Lo stato di bisogno di un figlio minore è presunto, trattandosi di un soggetto non in grado di procacciarsi un reddito proprio, e non viene meno anche quando al suo mantenimento provvedano, in via sussidiaria, l’altro genitore o terze persone.
E’ quindi inammissibile il ricorso presentato da un padre, imputato per il reato di violazione degli obblighi di assistenza familiare, e va confermata la sua condanna di primo e secondo grado a due mesi di reclusione e al pagamento di 220 euro di multa, con il beneficio della pena sospesa.

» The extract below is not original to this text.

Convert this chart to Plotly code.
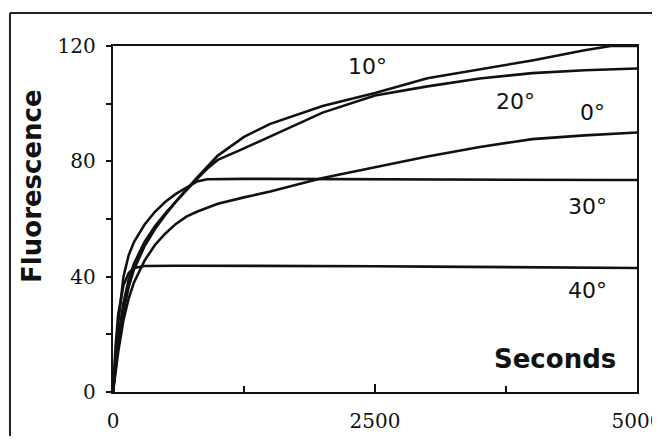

Le circostanze addotte a sua difesa dall’imputato – per un periodo di circa due anni aveva percepito una retribuzione mensile di 1000 euro; aveva impiegato tali somme per estinguere dei debiti pregressi inerenti all’attività di piccolo artigiano all’epoca svolta e non per spese personali o addebitabili a un suo comportamento colpevole; peraltro nella certezza che ai bisogni dei bambini stavano provvedendo la madre e i nonni benestanti – per la Corte non sono state sufficienti ad escludere la sua responsabilità penale occorrendo la dimostrazione rigorosa di “una situazione incolpevole di assoluta indisponibilità di introiti sufficienti a soddisfare le esigenze minime di vita dei figli”.
Il reato deve considerarsi integrato per il solo fatto che le vittime sono dei soggetti di età minore e, in quanto tali, impossibilitati a procurarsi i mezzi necessari per mantenersi autonomamente, non avendo alcun rilievo la circostanza che ai bisogni dei bambini abbiano provveduto la madre e i nonni.